— Begin —

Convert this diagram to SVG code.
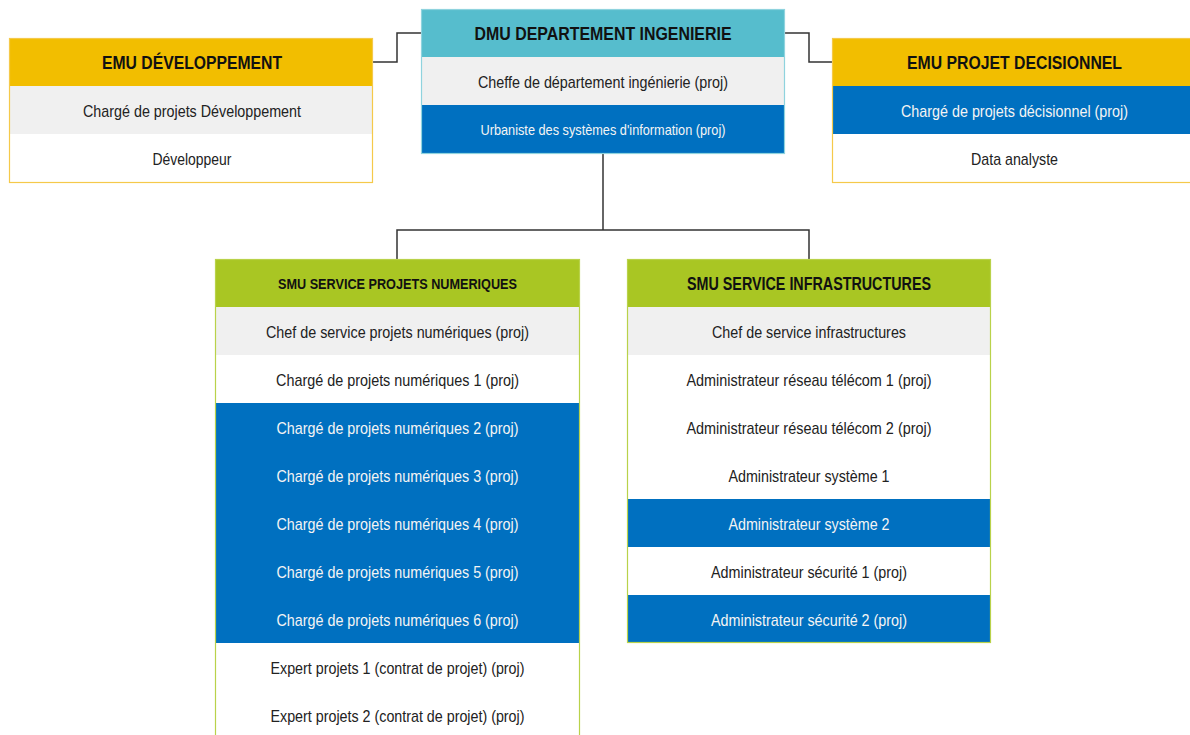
<svg xmlns="http://www.w3.org/2000/svg" width="1190" height="735" viewBox="0 0 1190 735">
<style>
text{font-family:"Liberation Sans",Arial,sans-serif;text-anchor:middle;}
.h{font-weight:bold;font-size:17.5px;fill:#111;}
.hs{font-weight:bold;font-size:15.5px;fill:#111;}
.n{font-size:17px;fill:#222;}
.w{font-size:17px;fill:#f4f4f4;}
.ws{font-size:15px;fill:#f4f4f4;}
.yel{fill:#F2BE00;}
.teal{fill:#56BDCD;}
.grn{fill:#A9C623;}
.blu{fill:#0070C0;}
.gry{fill:#F0F0F0;}
.wht{fill:#FFFFFF;}
.by{fill:none;stroke:#F5C94A;stroke-width:1.2;}
.bt{fill:none;stroke:#8FD3DE;stroke-width:1.2;}
.bg{fill:none;stroke:#B9D24A;stroke-width:1.2;}
.c{fill:none;stroke:#333;stroke-width:1.5;}
</style>
<rect width="1190" height="735" fill="#fff"/>
<g id="connectors">
<polyline class="c" points="421,33 397,33 397,62 373,62"/>
<polyline class="c" points="785,33 809,33 809,62 832,62"/>
<polyline class="c" points="603,154 603,230"/>
<polyline class="c" points="397,259 397,230 809,230 809,259"/>
</g>
<g id="emu-dev">
<rect class="yel" x="9" y="38" width="364" height="48"/>
<rect class="gry" x="9" y="86" width="364" height="48"/>
<rect class="wht" x="9" y="134" width="364" height="48"/>
<rect class="by" x="9.5" y="38.5" width="363" height="144"/>
<text class="h" x="192" y="69" textLength="180" lengthAdjust="spacingAndGlyphs">EMU DÉVELOPPEMENT</text>
<text class="n" x="192" y="116.5" textLength="218" lengthAdjust="spacingAndGlyphs">Chargé de projets Développement</text>
<text class="n" x="192" y="164.5" textLength="79" lengthAdjust="spacingAndGlyphs">Développeur</text>
</g>
<g id="dmu">
<rect class="teal" x="421" y="9" width="364" height="48"/>
<rect class="gry" x="421" y="57" width="364" height="48"/>
<rect class="blu" x="421" y="105" width="364" height="48"/>
<rect class="bt" x="421.5" y="9.5" width="363" height="144"/>
<text class="h" x="603" y="40" textLength="257" lengthAdjust="spacingAndGlyphs">DMU DEPARTEMENT INGENIERIE</text>
<text class="n" x="603" y="87.5" textLength="250" lengthAdjust="spacingAndGlyphs">Cheffe de département ingénierie (proj)</text>
<text class="ws" x="603" y="135" textLength="245" lengthAdjust="spacingAndGlyphs">Urbaniste des systèmes d'information (proj)</text>
</g>
<g id="emu-projet">
<rect class="yel" x="832" y="38" width="364" height="48"/>
<rect class="blu" x="832" y="86" width="364" height="48"/>
<rect class="wht" x="832" y="134" width="364" height="48"/>
<rect class="by" x="832.5" y="38.5" width="363" height="144"/>
<text class="h" x="1014.5" y="69" textLength="215" lengthAdjust="spacingAndGlyphs">EMU PROJET DECISIONNEL</text>
<text class="w" x="1014.5" y="116.5" textLength="227" lengthAdjust="spacingAndGlyphs">Chargé de projets décisionnel (proj)</text>
<text class="n" x="1014.5" y="164.5" textLength="87" lengthAdjust="spacingAndGlyphs">Data analyste</text>
</g>
<g id="smu-projets">
<rect class="grn" x="215" y="259" width="365" height="48"/>
<rect class="gry" x="215" y="307" width="365" height="48"/>
<rect class="wht" x="215" y="355" width="365" height="48"/>
<rect class="blu" x="215" y="403" width="365" height="240"/>
<rect class="wht" x="215" y="643" width="365" height="96"/>
<rect class="bg" x="215.5" y="259.5" width="364" height="490"/>
<text class="hs" x="397.5" y="288.5" textLength="239" lengthAdjust="spacingAndGlyphs">SMU SERVICE PROJETS NUMERIQUES</text>
<text class="n" x="397.5" y="337.5" textLength="263" lengthAdjust="spacingAndGlyphs">Chef de service projets numériques (proj)</text>
<text class="n" x="397.5" y="385.5" textLength="243" lengthAdjust="spacingAndGlyphs">Chargé de projets numériques 1 (proj)</text>
<text class="w" x="397.5" y="433.5" textLength="242" lengthAdjust="spacingAndGlyphs">Chargé de projets numériques 2 (proj)</text>
<text class="w" x="397.5" y="481.5" textLength="242" lengthAdjust="spacingAndGlyphs">Chargé de projets numériques 3 (proj)</text>
<text class="w" x="397.5" y="529.5" textLength="242" lengthAdjust="spacingAndGlyphs">Chargé de projets numériques 4 (proj)</text>
<text class="w" x="397.5" y="577.5" textLength="242" lengthAdjust="spacingAndGlyphs">Chargé de projets numériques 5 (proj)</text>
<text class="w" x="397.5" y="625.5" textLength="242" lengthAdjust="spacingAndGlyphs">Chargé de projets numériques 6 (proj)</text>
<text class="n" x="397.5" y="673.5" textLength="254" lengthAdjust="spacingAndGlyphs">Expert projets 1 (contrat de projet) (proj)</text>
<text class="n" x="397.5" y="721.5" textLength="254" lengthAdjust="spacingAndGlyphs">Expert projets 2 (contrat de projet) (proj)</text>
</g>
<g id="smu-infra">
<rect class="grn" x="627" y="259" width="364" height="48"/>
<rect class="gry" x="627" y="307" width="364" height="48"/>
<rect class="wht" x="627" y="355" width="364" height="144"/>
<rect class="blu" x="627" y="499" width="364" height="48"/>
<rect class="wht" x="627" y="547" width="364" height="48"/>
<rect class="blu" x="627" y="595" width="364" height="48"/>
<rect class="bg" x="627.5" y="259.5" width="363" height="383"/>
<text class="h" x="809" y="290" textLength="244" lengthAdjust="spacingAndGlyphs">SMU SERVICE INFRASTRUCTURES</text>
<text class="n" x="809" y="337.5" textLength="194" lengthAdjust="spacingAndGlyphs">Chef de service infrastructures</text>
<text class="n" x="809" y="385.5" textLength="245" lengthAdjust="spacingAndGlyphs">Administrateur réseau télécom 1 (proj)</text>
<text class="n" x="809" y="433.5" textLength="245" lengthAdjust="spacingAndGlyphs">Administrateur réseau télécom 2 (proj)</text>
<text class="n" x="809" y="481.5" textLength="161" lengthAdjust="spacingAndGlyphs">Administrateur système 1</text>
<text class="w" x="809" y="529.5" textLength="161" lengthAdjust="spacingAndGlyphs">Administrateur système 2</text>
<text class="n" x="809" y="577.5" textLength="196" lengthAdjust="spacingAndGlyphs">Administrateur sécurité 1 (proj)</text>
<text class="w" x="809" y="625.5" textLength="196" lengthAdjust="spacingAndGlyphs">Administrateur sécurité 2 (proj)</text>
</g>
</svg>
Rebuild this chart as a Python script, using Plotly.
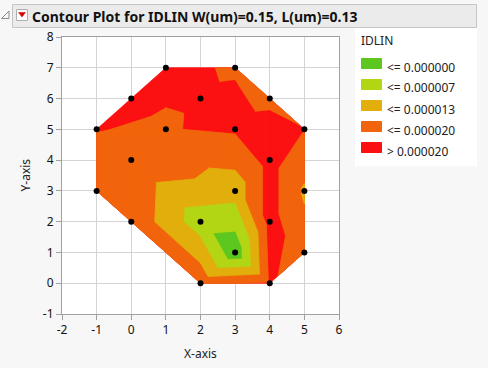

— End —

§ **TASK DIRECTIONS**:
From the records, copy every line that has the string "this" in it.

§ **EXERCISE OUTPUT**:
Convert this diagram to SVG code.
Rebuild this chart as a Python script, using Plotly.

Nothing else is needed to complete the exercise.